§ STATED GOAL:
Reproduce every line of the listing as written, apart from the pictures.

- - - - -

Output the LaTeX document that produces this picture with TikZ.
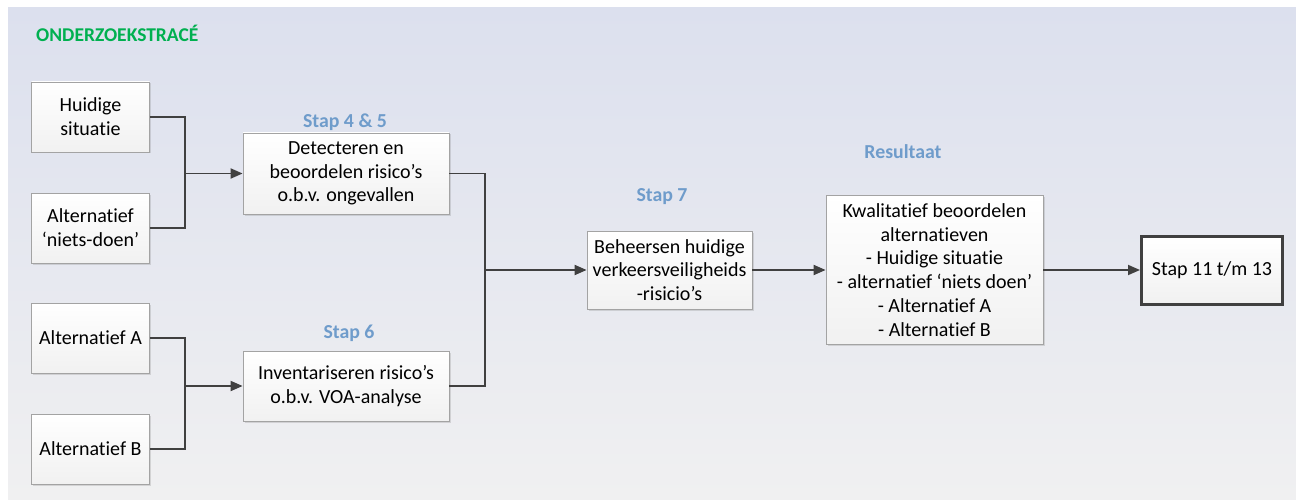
\documentclass[tikz,border=0pt]{standalone}
\usepackage{fontspec}
\setmainfont{Carlito}[Ligatures=NoCommon]
\usetikzlibrary{arrows.meta,shadows}
\definecolor{bgtop}{HTML}{DCE0EE}
\definecolor{bgbot}{HTML}{F0F0F1}
\definecolor{stepblue}{HTML}{6F9CCB}
\definecolor{titlegreen}{HTML}{00B050}
\definecolor{edgegray}{HTML}{A3A3A3}
\definecolor{linegray}{HTML}{404040}
\definecolor{boxbottom}{HTML}{F1F1F1}

\begin{document}
\begin{tikzpicture}[x=1pt,y=-1pt,
  box/.style={draw=edgegray, line width=0.8pt, top color=white, bottom color=boxbottom,
    drop shadow={shadow xshift=1.5pt, shadow yshift=-1.5pt, opacity=0.25},
    align=center, inner sep=0pt, text=black,
    font=\fontsize{20}{23.8}\selectfont},
  endbox/.style={box, draw=linegray, line width=3pt},
  steplabel/.style={text=stepblue, font=\fontsize{19.8}{22}\selectfont\bfseries},
  conn/.style={draw=linegray, line width=1.8pt},
  arr/.style={conn, -{Triangle[length=12pt,width=10pt]}}
]
\useasboundingbox (0,0) rectangle (1296,500);
\fill[white] (0,0) rectangle (1296,500);
\shade[top color=bgtop, bottom color=bgbot] (8,8) rectangle (1296,500);

% title
\node[anchor=west, inner sep=0pt, text=titlegreen, font=\fontsize{19.5}{22}\selectfont\bfseries] (title) at (36,33) {ONDERZOEKSTRACÉ};

% input boxes
\node[box, minimum width=118pt, minimum height=70pt] (hs) at (90.5,117) {Huidige\\situatie};
\node[box, minimum width=118pt, minimum height=70pt] (nd) at (90.5,228) {Alternatief\\‘niets-doen’};
\node[box, minimum width=118pt, minimum height=70pt] (aa) at (90.5,338) {Alternatief A};
\node[box, minimum width=118pt, minimum height=70pt] (ab) at (90.5,449) {Alternatief B};

% process boxes
\node[box, minimum width=206pt, minimum height=81pt] (det) at (346,173.5) {Detecteren en\\beoordelen risico’s\\o.b.v. ongevallen};
\node[box, minimum width=206pt, minimum height=70pt] (inv) at (346,386) {Inventariseren risico’s\\o.b.v. VOA-analyse};
\node[box, minimum width=165pt, minimum height=78pt] (bh) at (669.5,270) {Beheersen huidige\\verkeersveiligheids\\-risicio’s};
\node[box, minimum width=217pt, minimum height=149pt] (kw) at (934.5,270) {Kwalitatief beoordelen\\alternatieven\\- Huidige situatie\\- alternatief ‘niets doen’\\- Alternatief A\\- Alternatief B};
\node[endbox, minimum width=141pt, minimum height=68pt] (end) at (1212,270) {Stap 11 t/m 13};

% step labels
\node[steplabel] (l45) at (345,122) {Stap 4 \& 5};
\node[steplabel] (l6) at (349,333) {Stap 6};
\node[steplabel] (l7) at (662,197) {Stap 7};
\node[steplabel] (lres) at (903,152) {Resultaat};

% junction points
\coordinate (j1) at (185,173.5);
\coordinate (j2) at (185,386);
\coordinate (j3) at (485,270);

% connectors
\draw[conn] (hs.east) -| (j1);
\draw[conn] (nd.east) -| (j1);
\draw[arr] (j1) -- (det.west);
\draw[conn] (aa.east) -| (j2);
\draw[conn] (ab.east) -| (j2);
\draw[arr] (j2) -- (inv.west);
\draw[conn] (det.east) -| (j3);
\draw[conn] (inv.east) -| (j3);
\draw[arr] (j3) -- (bh.west);
\draw[arr] (bh.east) -- (kw.west);
\draw[arr] (kw.east) -- (end.west);
\end{tikzpicture}
\end{document}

- - - - -

§ ANSWER TO THIS PROBLEM:
Output the LaTeX document that produces this picture with TikZ.
\documentclass[tikz,border=0pt]{standalone}
\usepackage{fontspec}
\setmainfont{Carlito}[Ligatures=NoCommon]
\usetikzlibrary{arrows.meta,shadows}
\definecolor{bgtop}{HTML}{DCE0EE}
\definecolor{bgbot}{HTML}{F0F0F1}
\definecolor{stepblue}{HTML}{6F9CCB}
\definecolor{titlegreen}{HTML}{00B050}
\definecolor{edgegray}{HTML}{A3A3A3}
\definecolor{linegray}{HTML}{404040}
\definecolor{boxbottom}{HTML}{F1F1F1}

\begin{document}
\begin{tikzpicture}[x=1pt,y=-1pt,
  box/.style={draw=edgegray, line width=0.8pt, top color=white, bottom color=boxbottom,
    drop shadow={shadow xshift=1.5pt, shadow yshift=-1.5pt, opacity=0.25},
    align=center, inner sep=0pt, text=black,
    font=\fontsize{20}{23.8}\selectfont},
  endbox/.style={box, draw=linegray, line width=3pt},
  steplabel/.style={text=stepblue, font=\fontsize{19.8}{22}\selectfont\bfseries},
  conn/.style={draw=linegray, line width=1.8pt},
  arr/.style={conn, -{Triangle[length=12pt,width=10pt]}}
]
\useasboundingbox (0,0) rectangle (1296,500);
\fill[white] (0,0) rectangle (1296,500);
\shade[top color=bgtop, bottom color=bgbot] (8,8) rectangle (1296,500);

% title
\node[anchor=west, inner sep=0pt, text=titlegreen, font=\fontsize{19.5}{22}\selectfont\bfseries] (title) at (36,33) {ONDERZOEKSTRACÉ};

% input boxes
\node[box, minimum width=118pt, minimum height=70pt] (hs) at (90.5,117) {Huidige\\situatie};
\node[box, minimum width=118pt, minimum height=70pt] (nd) at (90.5,228) {Alternatief\\‘niets-doen’};
\node[box, minimum width=118pt, minimum height=70pt] (aa) at (90.5,338) {Alternatief A};
\node[box, minimum width=118pt, minimum height=70pt] (ab) at (90.5,449) {Alternatief B};

% process boxes
\node[box, minimum width=206pt, minimum height=81pt] (det) at (346,173.5) {Detecteren en\\beoordelen risico’s\\o.b.v. ongevallen};
\node[box, minimum width=206pt, minimum height=70pt] (inv) at (346,386) {Inventariseren risico’s\\o.b.v. VOA-analyse};
\node[box, minimum width=165pt, minimum height=78pt] (bh) at (669.5,270) {Beheersen huidige\\verkeersveiligheids\\-risicio’s};
\node[box, minimum width=217pt, minimum height=149pt] (kw) at (934.5,270) {Kwalitatief beoordelen\\alternatieven\\- Huidige situatie\\- alternatief ‘niets doen’\\- Alternatief A\\- Alternatief B};
\node[endbox, minimum width=141pt, minimum height=68pt] (end) at (1212,270) {Stap 11 t/m 13};

% step labels
\node[steplabel] (l45) at (345,122) {Stap 4 \& 5};
\node[steplabel] (l6) at (349,333) {Stap 6};
\node[steplabel] (l7) at (662,197) {Stap 7};
\node[steplabel] (lres) at (903,152) {Resultaat};

% junction points
\coordinate (j1) at (185,173.5);
\coordinate (j2) at (185,386);
\coordinate (j3) at (485,270);

% connectors
\draw[conn] (hs.east) -| (j1);
\draw[conn] (nd.east) -| (j1);
\draw[arr] (j1) -- (det.west);
\draw[conn] (aa.east) -| (j2);
\draw[conn] (ab.east) -| (j2);
\draw[arr] (j2) -- (inv.west);
\draw[conn] (det.east) -| (j3);
\draw[conn] (inv.east) -| (j3);
\draw[arr] (j3) -- (bh.west);
\draw[arr] (bh.east) -- (kw.west);
\draw[arr] (kw.east) -- (end.west);
\end{tikzpicture}
\end{document}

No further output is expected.